Extract, unchanged, every line from the top of the material below through the line with "0.135, 0.140, 0.145]", and no more.

**********

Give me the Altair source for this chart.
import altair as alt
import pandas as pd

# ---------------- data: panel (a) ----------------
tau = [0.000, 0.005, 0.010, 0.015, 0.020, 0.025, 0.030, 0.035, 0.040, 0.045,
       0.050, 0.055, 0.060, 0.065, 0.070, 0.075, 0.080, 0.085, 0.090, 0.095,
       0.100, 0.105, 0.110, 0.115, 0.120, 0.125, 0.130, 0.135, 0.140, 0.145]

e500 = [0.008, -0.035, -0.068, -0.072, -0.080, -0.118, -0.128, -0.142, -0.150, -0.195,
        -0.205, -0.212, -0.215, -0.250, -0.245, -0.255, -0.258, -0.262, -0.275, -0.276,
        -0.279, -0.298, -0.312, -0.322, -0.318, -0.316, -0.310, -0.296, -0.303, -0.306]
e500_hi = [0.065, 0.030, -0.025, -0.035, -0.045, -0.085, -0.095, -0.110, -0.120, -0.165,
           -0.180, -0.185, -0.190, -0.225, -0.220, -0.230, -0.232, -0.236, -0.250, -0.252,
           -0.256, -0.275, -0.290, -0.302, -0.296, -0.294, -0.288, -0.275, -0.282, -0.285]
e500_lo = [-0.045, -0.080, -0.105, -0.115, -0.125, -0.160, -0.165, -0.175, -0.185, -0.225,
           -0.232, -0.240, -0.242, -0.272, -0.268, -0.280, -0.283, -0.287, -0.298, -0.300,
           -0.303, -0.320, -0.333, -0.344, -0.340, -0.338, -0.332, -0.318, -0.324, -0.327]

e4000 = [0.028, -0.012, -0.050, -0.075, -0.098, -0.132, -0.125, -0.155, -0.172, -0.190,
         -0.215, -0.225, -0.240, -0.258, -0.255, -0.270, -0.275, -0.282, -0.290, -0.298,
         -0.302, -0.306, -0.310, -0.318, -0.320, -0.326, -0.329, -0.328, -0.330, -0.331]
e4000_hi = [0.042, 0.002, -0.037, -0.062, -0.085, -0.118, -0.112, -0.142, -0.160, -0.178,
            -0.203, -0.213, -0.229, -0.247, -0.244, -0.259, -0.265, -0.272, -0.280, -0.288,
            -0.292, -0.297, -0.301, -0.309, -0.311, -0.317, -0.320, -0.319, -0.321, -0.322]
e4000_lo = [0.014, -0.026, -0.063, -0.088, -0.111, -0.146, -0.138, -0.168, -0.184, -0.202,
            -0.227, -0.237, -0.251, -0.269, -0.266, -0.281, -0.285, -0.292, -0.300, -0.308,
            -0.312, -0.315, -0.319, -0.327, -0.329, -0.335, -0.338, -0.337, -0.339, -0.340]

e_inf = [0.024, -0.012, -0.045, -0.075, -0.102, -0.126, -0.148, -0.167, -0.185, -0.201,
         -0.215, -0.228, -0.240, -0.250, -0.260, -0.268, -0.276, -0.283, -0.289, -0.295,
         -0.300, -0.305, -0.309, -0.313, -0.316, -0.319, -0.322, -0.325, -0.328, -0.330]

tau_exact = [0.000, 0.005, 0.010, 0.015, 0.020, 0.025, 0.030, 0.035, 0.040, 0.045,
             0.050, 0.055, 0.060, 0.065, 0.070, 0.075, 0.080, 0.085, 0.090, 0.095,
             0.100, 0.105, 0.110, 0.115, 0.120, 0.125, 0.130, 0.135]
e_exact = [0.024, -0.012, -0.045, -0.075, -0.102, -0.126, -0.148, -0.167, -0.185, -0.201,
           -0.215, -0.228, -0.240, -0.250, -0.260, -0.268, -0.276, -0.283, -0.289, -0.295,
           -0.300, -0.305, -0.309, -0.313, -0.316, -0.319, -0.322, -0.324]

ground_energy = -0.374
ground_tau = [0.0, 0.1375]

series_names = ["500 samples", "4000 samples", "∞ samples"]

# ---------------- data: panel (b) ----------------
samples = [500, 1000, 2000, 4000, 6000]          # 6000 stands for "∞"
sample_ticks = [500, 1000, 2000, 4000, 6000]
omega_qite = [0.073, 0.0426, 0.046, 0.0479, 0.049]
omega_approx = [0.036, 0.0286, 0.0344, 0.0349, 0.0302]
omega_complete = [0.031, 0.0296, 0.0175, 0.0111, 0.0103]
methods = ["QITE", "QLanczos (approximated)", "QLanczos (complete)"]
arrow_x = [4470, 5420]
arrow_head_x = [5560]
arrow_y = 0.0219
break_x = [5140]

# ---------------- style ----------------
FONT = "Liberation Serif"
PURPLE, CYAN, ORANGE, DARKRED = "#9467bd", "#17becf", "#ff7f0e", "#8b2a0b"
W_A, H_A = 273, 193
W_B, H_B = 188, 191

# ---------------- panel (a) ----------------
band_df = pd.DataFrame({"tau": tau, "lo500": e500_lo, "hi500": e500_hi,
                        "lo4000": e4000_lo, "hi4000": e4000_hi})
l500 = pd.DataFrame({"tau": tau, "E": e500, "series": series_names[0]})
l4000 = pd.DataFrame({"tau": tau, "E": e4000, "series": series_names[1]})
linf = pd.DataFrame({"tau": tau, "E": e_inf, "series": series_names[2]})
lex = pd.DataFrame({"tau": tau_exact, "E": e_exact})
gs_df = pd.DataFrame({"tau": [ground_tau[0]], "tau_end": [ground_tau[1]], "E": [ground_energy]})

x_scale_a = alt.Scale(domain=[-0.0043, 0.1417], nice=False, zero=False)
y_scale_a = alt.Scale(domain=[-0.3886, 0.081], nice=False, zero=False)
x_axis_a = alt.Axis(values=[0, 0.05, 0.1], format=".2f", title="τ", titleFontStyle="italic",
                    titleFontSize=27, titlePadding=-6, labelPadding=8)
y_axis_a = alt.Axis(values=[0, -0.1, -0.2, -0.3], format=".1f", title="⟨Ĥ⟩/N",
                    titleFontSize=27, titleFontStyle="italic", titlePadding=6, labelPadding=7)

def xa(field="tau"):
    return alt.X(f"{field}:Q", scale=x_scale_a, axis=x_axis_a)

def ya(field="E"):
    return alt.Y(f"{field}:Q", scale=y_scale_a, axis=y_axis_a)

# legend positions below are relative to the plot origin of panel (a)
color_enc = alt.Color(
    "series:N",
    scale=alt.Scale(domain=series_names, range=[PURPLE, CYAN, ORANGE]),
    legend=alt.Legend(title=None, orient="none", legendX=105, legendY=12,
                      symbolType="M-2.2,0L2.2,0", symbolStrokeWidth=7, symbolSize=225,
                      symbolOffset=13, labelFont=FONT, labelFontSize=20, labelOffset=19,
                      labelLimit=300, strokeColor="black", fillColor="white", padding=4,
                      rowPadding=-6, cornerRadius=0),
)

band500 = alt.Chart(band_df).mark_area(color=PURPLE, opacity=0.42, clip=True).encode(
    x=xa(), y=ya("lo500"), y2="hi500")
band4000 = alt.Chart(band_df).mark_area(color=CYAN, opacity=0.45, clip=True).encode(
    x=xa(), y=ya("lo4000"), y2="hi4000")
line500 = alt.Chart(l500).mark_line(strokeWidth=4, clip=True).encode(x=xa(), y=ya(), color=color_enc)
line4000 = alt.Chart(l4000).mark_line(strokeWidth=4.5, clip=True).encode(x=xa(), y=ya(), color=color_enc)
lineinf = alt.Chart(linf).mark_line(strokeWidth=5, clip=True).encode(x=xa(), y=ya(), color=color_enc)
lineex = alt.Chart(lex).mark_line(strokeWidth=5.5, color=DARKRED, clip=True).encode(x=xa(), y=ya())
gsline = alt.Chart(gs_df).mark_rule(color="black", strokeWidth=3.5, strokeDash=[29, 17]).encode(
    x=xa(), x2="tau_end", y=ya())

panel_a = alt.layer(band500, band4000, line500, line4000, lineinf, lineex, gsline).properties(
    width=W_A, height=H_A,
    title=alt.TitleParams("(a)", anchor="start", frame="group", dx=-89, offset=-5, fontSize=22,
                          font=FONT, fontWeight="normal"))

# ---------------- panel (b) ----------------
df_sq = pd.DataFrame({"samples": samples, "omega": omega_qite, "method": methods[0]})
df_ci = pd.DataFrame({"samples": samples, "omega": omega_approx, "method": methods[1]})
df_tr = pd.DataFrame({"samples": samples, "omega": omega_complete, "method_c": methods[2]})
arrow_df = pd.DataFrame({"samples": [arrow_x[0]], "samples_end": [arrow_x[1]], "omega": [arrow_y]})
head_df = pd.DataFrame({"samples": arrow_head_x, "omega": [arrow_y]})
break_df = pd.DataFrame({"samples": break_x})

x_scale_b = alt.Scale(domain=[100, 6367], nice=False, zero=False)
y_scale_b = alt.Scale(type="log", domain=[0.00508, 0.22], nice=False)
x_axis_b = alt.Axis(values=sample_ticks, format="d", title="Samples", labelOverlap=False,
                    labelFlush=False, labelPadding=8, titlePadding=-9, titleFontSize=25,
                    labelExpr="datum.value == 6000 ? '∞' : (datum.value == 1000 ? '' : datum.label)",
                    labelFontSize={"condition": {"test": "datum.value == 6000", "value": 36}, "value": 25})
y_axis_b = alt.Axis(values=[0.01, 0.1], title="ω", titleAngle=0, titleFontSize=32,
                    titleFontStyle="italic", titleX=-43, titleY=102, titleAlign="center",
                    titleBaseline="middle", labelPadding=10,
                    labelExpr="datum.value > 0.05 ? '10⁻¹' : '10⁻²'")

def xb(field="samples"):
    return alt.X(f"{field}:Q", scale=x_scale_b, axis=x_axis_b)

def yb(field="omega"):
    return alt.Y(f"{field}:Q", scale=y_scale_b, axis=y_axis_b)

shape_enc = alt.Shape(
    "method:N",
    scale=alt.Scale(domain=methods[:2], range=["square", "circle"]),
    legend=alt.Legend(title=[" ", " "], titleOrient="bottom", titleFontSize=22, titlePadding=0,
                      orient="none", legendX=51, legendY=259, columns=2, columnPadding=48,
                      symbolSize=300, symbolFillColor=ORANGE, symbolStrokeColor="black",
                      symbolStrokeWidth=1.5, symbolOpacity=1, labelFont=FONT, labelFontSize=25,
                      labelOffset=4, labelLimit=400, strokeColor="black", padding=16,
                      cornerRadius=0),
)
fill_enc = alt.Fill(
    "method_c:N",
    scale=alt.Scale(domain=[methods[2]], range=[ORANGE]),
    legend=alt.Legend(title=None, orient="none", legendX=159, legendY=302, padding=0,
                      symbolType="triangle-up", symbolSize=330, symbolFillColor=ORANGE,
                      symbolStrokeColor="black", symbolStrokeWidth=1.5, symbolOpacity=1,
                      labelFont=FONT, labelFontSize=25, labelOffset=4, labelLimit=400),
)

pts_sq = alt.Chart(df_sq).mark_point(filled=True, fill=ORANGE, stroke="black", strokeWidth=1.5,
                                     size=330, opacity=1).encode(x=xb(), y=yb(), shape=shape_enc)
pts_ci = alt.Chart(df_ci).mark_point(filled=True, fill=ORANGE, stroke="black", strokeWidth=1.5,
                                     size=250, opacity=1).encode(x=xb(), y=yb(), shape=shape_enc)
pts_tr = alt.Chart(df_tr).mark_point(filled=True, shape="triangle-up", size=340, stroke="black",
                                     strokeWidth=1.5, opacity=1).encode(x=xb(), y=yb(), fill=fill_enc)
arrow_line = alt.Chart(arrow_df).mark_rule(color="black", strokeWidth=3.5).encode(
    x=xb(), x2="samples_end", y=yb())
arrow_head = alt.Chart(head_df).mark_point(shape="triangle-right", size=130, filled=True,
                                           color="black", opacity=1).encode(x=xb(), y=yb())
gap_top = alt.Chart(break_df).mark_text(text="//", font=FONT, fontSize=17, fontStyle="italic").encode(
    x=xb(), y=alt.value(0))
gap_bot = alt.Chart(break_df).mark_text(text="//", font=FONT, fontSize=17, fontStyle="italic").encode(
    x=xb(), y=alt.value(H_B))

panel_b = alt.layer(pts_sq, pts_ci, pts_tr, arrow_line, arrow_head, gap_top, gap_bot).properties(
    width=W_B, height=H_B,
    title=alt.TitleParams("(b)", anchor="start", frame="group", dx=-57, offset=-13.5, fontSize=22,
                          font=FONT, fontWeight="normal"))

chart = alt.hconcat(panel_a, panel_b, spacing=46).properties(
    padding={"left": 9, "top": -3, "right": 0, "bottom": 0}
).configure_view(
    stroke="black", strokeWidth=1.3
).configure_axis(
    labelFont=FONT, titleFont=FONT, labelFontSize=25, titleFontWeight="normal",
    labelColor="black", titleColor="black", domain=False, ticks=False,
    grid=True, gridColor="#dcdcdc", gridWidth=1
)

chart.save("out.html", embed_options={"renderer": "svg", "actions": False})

**********

- _FINAL RESULT_:
Give me the Altair source for this chart.
import altair as alt
import pandas as pd

# ---------------- data: panel (a) ----------------
tau = [0.000, 0.005, 0.010, 0.015, 0.020, 0.025, 0.030, 0.035, 0.040, 0.045,
       0.050, 0.055, 0.060, 0.065, 0.070, 0.075, 0.080, 0.085, 0.090, 0.095,
       0.100, 0.105, 0.110, 0.115, 0.120, 0.125, 0.130, 0.135, 0.140, 0.145]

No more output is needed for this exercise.